**Requirement**
Pictures stay out. Extract the lines below from the first one through the line with "import numpy as np", both included.

**Given information**
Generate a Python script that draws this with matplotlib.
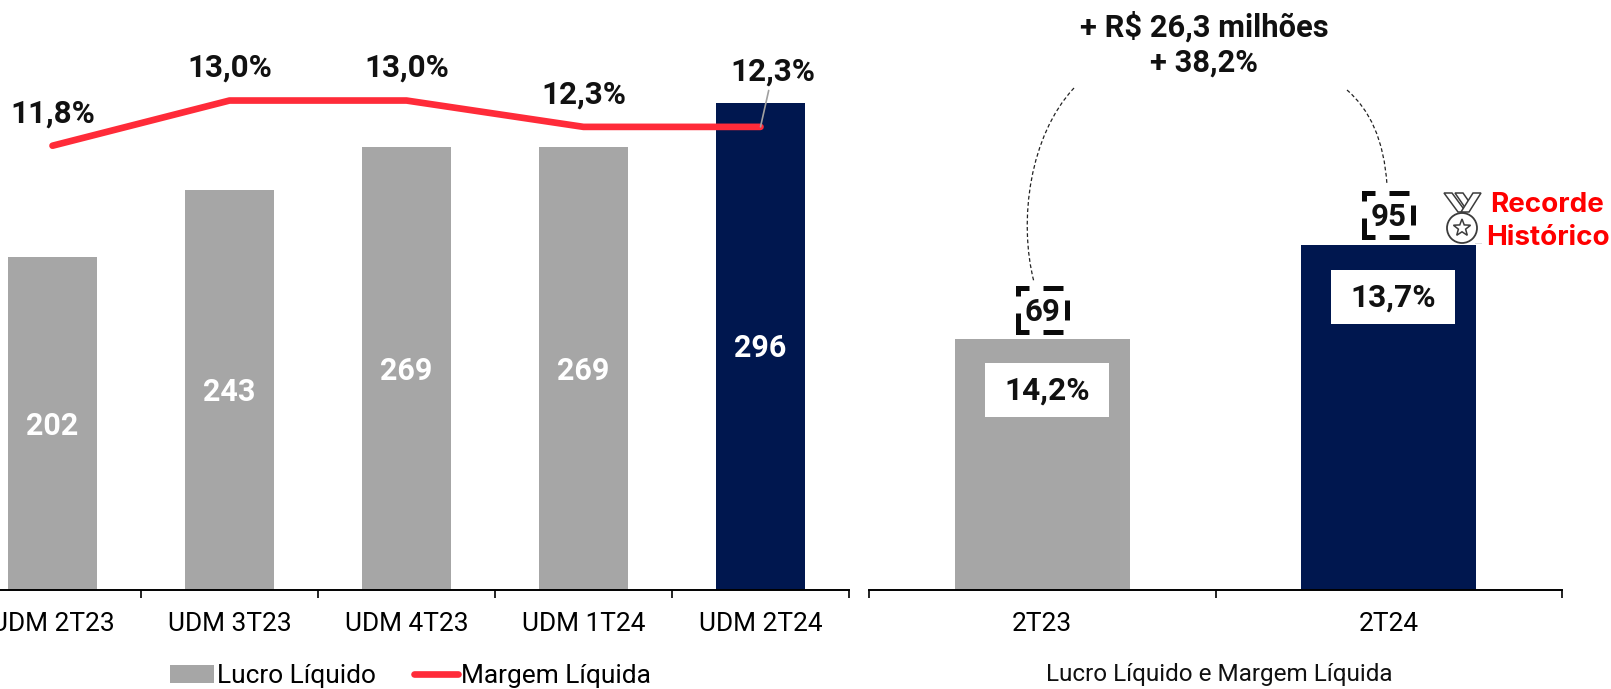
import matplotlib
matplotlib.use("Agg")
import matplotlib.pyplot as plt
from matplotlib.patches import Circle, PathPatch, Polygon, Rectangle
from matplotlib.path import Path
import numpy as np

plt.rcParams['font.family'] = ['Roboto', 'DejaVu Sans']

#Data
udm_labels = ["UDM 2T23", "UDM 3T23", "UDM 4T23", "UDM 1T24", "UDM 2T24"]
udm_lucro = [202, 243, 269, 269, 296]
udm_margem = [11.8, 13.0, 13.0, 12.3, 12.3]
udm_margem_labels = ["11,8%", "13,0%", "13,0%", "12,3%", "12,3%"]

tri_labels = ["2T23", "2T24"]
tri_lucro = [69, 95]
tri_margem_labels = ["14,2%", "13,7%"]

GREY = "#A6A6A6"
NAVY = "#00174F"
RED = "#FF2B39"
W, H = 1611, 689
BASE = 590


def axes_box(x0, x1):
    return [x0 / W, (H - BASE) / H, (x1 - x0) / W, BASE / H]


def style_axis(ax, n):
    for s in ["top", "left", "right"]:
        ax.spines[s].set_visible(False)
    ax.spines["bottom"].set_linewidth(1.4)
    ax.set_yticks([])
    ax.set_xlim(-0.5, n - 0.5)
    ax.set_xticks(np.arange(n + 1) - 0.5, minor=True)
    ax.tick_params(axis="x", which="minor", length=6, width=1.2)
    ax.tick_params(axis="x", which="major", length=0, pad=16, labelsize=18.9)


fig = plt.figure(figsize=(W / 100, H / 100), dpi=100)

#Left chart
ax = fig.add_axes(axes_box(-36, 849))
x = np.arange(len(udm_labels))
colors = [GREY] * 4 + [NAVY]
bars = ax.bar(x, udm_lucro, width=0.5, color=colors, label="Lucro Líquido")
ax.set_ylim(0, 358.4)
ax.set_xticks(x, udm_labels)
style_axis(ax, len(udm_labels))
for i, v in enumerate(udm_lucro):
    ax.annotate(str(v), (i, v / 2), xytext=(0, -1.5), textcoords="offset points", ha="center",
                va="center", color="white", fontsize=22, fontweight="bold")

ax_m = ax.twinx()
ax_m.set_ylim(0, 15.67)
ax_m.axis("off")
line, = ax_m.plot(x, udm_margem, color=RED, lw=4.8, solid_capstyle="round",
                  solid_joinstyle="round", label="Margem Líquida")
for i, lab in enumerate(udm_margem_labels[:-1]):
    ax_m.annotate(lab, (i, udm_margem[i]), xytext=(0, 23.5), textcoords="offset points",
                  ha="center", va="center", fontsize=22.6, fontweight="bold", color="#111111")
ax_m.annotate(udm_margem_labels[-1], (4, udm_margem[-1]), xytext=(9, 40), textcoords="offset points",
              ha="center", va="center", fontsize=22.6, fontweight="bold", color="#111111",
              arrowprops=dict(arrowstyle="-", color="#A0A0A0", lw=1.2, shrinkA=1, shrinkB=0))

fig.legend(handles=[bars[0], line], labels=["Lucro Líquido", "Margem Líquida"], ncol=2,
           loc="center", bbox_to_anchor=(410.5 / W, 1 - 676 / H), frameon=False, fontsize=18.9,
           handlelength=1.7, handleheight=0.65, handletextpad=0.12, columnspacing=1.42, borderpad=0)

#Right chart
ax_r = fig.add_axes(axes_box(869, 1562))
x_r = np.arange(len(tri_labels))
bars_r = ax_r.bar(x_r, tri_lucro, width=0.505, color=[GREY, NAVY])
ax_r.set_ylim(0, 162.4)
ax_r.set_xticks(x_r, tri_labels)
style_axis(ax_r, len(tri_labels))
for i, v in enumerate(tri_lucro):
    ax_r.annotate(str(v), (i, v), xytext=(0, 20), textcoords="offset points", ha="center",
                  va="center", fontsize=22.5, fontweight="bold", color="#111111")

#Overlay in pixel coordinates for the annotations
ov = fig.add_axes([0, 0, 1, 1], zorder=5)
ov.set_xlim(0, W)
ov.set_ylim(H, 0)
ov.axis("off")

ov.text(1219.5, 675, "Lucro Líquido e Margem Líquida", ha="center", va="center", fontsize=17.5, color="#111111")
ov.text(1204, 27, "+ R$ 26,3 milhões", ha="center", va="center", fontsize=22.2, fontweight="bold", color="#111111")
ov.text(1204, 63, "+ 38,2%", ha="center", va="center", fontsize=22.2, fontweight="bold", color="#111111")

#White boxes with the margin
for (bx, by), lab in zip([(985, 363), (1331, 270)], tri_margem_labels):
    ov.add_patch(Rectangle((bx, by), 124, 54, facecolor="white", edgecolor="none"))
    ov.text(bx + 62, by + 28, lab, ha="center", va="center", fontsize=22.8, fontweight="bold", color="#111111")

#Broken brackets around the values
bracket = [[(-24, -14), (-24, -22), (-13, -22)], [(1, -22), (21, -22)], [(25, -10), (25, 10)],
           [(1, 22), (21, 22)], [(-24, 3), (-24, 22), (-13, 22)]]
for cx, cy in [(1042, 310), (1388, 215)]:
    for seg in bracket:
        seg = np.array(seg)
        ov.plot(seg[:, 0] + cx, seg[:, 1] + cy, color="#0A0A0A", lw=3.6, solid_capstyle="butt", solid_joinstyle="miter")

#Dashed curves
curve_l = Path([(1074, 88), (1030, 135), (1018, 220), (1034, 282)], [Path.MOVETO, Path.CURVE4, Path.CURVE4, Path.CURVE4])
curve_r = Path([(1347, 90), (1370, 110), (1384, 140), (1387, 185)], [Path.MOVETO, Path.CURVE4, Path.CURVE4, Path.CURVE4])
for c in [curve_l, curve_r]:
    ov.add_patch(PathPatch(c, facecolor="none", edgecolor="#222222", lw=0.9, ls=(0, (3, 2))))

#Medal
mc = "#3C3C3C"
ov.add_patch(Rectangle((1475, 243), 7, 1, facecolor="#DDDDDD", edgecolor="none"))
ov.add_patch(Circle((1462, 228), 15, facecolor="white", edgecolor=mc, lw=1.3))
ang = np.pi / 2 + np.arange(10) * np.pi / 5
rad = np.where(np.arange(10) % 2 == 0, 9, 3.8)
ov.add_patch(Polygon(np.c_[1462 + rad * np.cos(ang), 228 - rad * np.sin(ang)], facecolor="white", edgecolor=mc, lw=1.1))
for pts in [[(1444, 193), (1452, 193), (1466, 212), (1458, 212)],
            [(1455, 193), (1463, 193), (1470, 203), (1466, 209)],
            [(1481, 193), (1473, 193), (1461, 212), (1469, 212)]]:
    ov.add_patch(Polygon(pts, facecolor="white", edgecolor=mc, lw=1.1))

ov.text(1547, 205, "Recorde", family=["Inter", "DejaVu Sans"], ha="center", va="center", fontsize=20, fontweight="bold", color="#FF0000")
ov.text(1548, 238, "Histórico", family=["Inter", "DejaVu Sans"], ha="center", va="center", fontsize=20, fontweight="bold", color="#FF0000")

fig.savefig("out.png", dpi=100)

**Right answer**
Generate a Python script that draws this with matplotlib.
import matplotlib
matplotlib.use("Agg")
import matplotlib.pyplot as plt
from matplotlib.patches import Circle, PathPatch, Polygon, Rectangle
from matplotlib.path import Path
import numpy as np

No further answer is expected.